The film was a massive commercial juggernaut, pulling in over $120 million on a modest $15 million budget. It’s the kind of success that changed how studios looked at "R-rated" action. But for many of us, the real legacy of Lethal Weapon happened in the aisles of local video stores. This was the ultimate rental—the kind of tape with the iconic black-and-blue Warner Home Video box that was always slightly sticky from a previous viewer's popcorn. It was a movie you watched until the tracking went fuzzy during the climactic desert showdown between Riggs and Mr. Joshua (Gary Busey).

Speaking of Busey, he is absolutely chilling here. Before he became a caricature of himself in later years, he played the silent, blonde-haired embodiment of Reagan-era anxiety. His final fight with Gibson—a rain-slicked, mud-caked brawl on a suburban lawn—remains one of the most brutal and oddly intimate finales in action history. It wasn't about a giant laser in the sky; it was about two trained killers seeing who would break first.

The Cultural Aftershocks

Scene from Lethal Weapon

The success of Lethal Weapon can't be overstated. It didn't just make Mel Gibson a superstar; it turned the "mismatched partners" trope into an industry standard. Beyond the box office, it influenced everything from Die Hard to the Bad Boys series. It also cemented the "Christmas in July" vibe that Shane Black would return to throughout his career, using the holiday backdrop to contrast the loneliness of his heroes with the warmth of the world they’re trying to protect.

The production was famously intense.

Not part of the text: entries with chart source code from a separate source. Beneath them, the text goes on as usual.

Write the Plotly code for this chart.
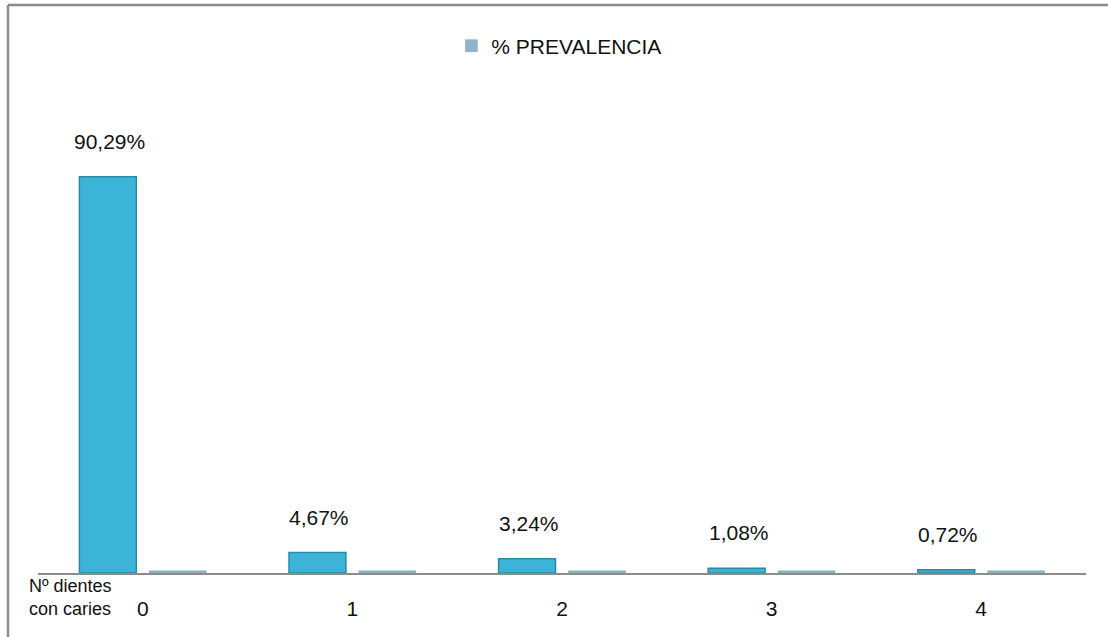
import plotly.graph_objects as go

categorias = ["0", "1", "2", "3", "4"]
prevalencia = [90.29, 4.67, 3.24, 1.08, 0.72]
etiquetas = ["90,29%", "4,67%", "3,24%", "1,08%", "0,72%"]
serie_base = [0.5, 0.5, 0.5, 0.5, 0.5]

FONT = "Liberation Sans"

fig = go.Figure()
fig.add_trace(go.Bar(
    x=categorias, y=prevalencia, showlegend=False,
    marker=dict(color="#3bb4d8", line=dict(color="#2a8aa5", width=1.5)),
    hoverinfo="skip",
))
fig.add_trace(go.Bar(
    x=categorias, y=serie_base, name="% PREVALENCIA",
    marker=dict(color="#8fb6c8", line=dict(color="#7aa3b6", width=0.5)),
    hoverinfo="skip",
))

annotations = []
for c, v, t in zip(categorias, prevalencia, etiquetas):
    annotations.append(dict(
        x=c, y=v, text=t, showarrow=False, xref="x", yref="y",
        xshift=-33, yshift=22, yanchor="bottom",
        font=dict(family=FONT, size=21, color="#111"),
    ))
annotations.append(dict(
    x=(27 - 38) / 1048, y=(573 - 574) / 439, xref="paper", yref="paper",
    xanchor="left", yanchor="top", align="left", showarrow=False,
    text="Nº dientes<br>con caries",
    font=dict(family=FONT, size=18, color="#111"),
))

shapes = [
    dict(type="line", xref="paper", yref="paper",
         x0=(8 - 38) / 1048, x1=(8 - 38) / 1048, y0=(573 - 640) / 439, y1=(573 - 5) / 439,
         line=dict(color="#8c8c8c", width=2.5)),
    dict(type="line", xref="paper", yref="paper",
         x0=(8 - 38) / 1048, x1=(1110 - 38) / 1048, y0=(573 - 5) / 439, y1=(573 - 5) / 439,
         line=dict(color="#8c8c8c", width=2.5)),
]

fig.update_layout(
    width=1108, height=637,
    margin=dict(l=38, r=22, t=134, b=64),
    paper_bgcolor="white", plot_bgcolor="white",
    barmode="group", bargap=0.333, bargroupgap=0.186,
    font=dict(family=FONT, size=20, color="#111"),
    legend=dict(orientation="h", x=0.497, xanchor="center", y=(573 - 46) / 439, yanchor="middle",
                font=dict(family=FONT, size=21, color="#111"), itemwidth=30),
    xaxis=dict(showline=True, linecolor="#8c8c8c", linewidth=2, ticks="", showgrid=False,
               ticklabelstandoff=16,
               tickfont=dict(family=FONT, size=21, color="#111"), fixedrange=True),
    yaxis=dict(range=[0, 100], visible=False, showgrid=False, fixedrange=True),
    annotations=annotations, shapes=shapes,
)

fig.write_html("out.html")
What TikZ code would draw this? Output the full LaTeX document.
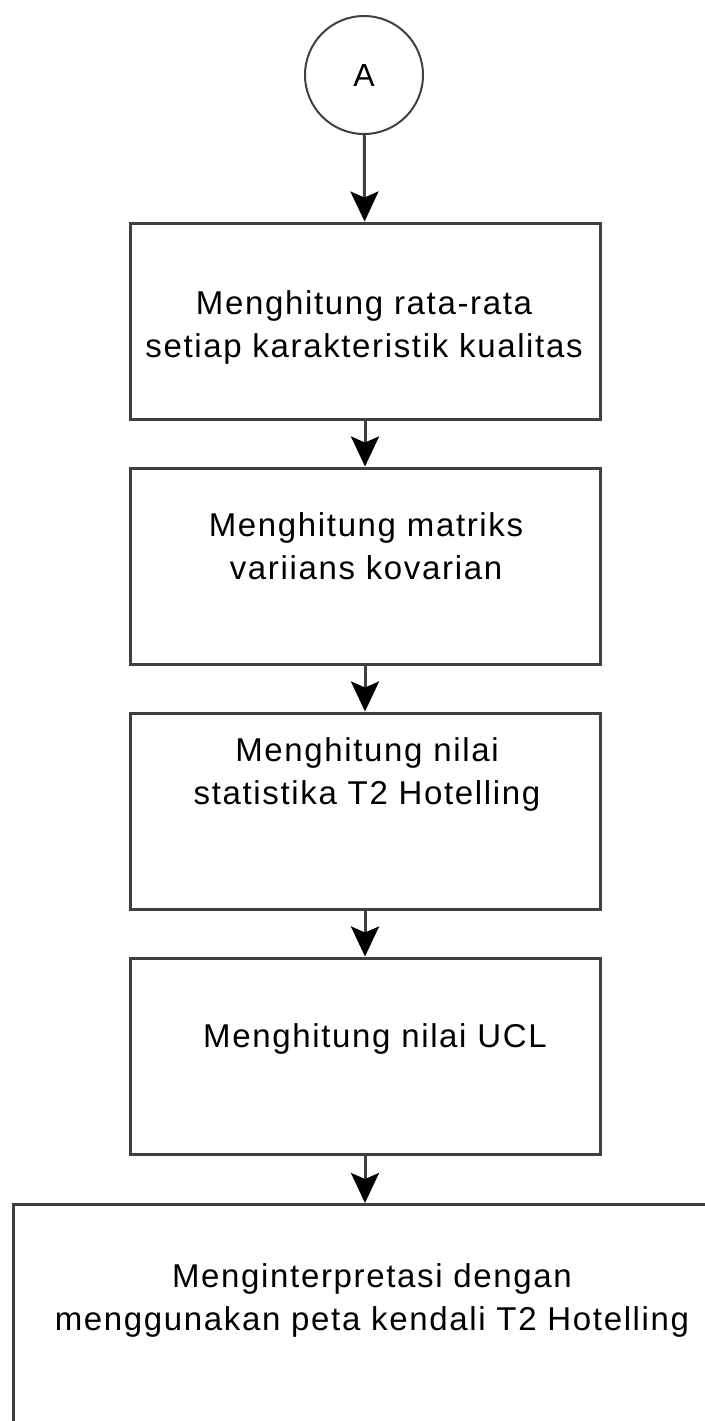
\documentclass[tikz,border=0pt]{standalone}
\usepackage{fontspec}
\setmainfont{Liberation Sans}[LetterSpace=5]
\usepackage{xcolor}
\usetikzlibrary{arrows.meta, positioning}
\definecolor{linegray}{HTML}{404040}

\begin{document}
\begin{tikzpicture}[x=0.5pt, y=-0.5pt,
    proc/.style={draw=linegray, line width=1.5pt, rectangle, minimum width=235pt, minimum height=98pt, inner sep=0pt},
    txt/.style={align=center, anchor=base, inner sep=0pt, font=\fontsize{16.5}{21.5}\selectfont},
    flow/.style={draw=linegray, line width=1.5pt, -{Stealth[length=15pt, width=14pt, inset=3pt, color=black]}}]
    \useasboundingbox (0,0) rectangle (705,1421);
    \clip (0,0) rectangle (705,1421);

    % connector A and the steps
    \node[draw=linegray, line width=1pt, circle, minimum size=59pt, inner sep=0pt, font=\fontsize{16}{16}\selectfont] (start) at (364,75) {A};
    \node[proc] (mean) at (365,321) {};
    \node[proc] (cov) at (365,566) {};
    \node[proc] (stat) at (365,811) {};
    \node[proc] (ucl) at (365,1056) {};
    \node[proc, anchor=north west, minimum width=400pt, minimum height=150pt] (interp) at (12,1203) {};

    % base = last line
    \node[txt] (mean-t) at (364,357) {Menghitung rata-rata\\setiap karakteristik kualitas};
    \node[txt] (cov-t) at (366,579) {Menghitung matriks\\variians kovarian};
    \node[txt] (stat-t) at (367,804) {Menghitung nilai\\statistika T2 Hotelling};
    \node[txt] (ucl-t) at (375,1047) {Menghitung nilai UCL};
    \node[txt] (interp-t) at (372,1330) {Menginterpretasi dengan\\menggunakan peta kendali T2 Hotelling};

    \draw[flow] (start) -- (mean);
    \draw[flow] (mean) -- (cov);
    \draw[flow] (cov) -- (stat);
    \draw[flow] (stat) -- (ucl);
    \draw[flow] (ucl.south) -- (ucl.south |- interp.north);
\end{tikzpicture}
\end{document}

Gibson and Glover actually underwent training with the L.A. County Sheriff's Department and practiced martial arts for weeks to ensure their fight choreography looked like combat rather than a dance. That dedication shows. When Riggs dislocates his shoulder (or pretends to) to escape a straightjacket, you feel it in your own joints. Riggs is actually more terrifying than the villains for the first hour, and that’s a bold choice for a "blockbuster" protagonist.

9 /10

Masterpiece

Ultimately, Lethal Weapon is the gold standard for a reason. It balances high-stakes thrills with a genuine heart, anchored by a pair of performances that have never been successfully duplicated, despite decades of trying. It’s a reminder of a time when action movies felt like they were made by people with something to lose, using real film, real fire, and real grit.

If you haven't revisited the Murtaugh household in a while, do yourself a favor and pop this one on. It’s a perfect slice of 80s cinema that proves some things—like a well-timed quip and a perfectly executed stunt—never truly go out of style. Even if you, like Roger, feel like you're getting "too old for this shit," this movie will make you feel young again.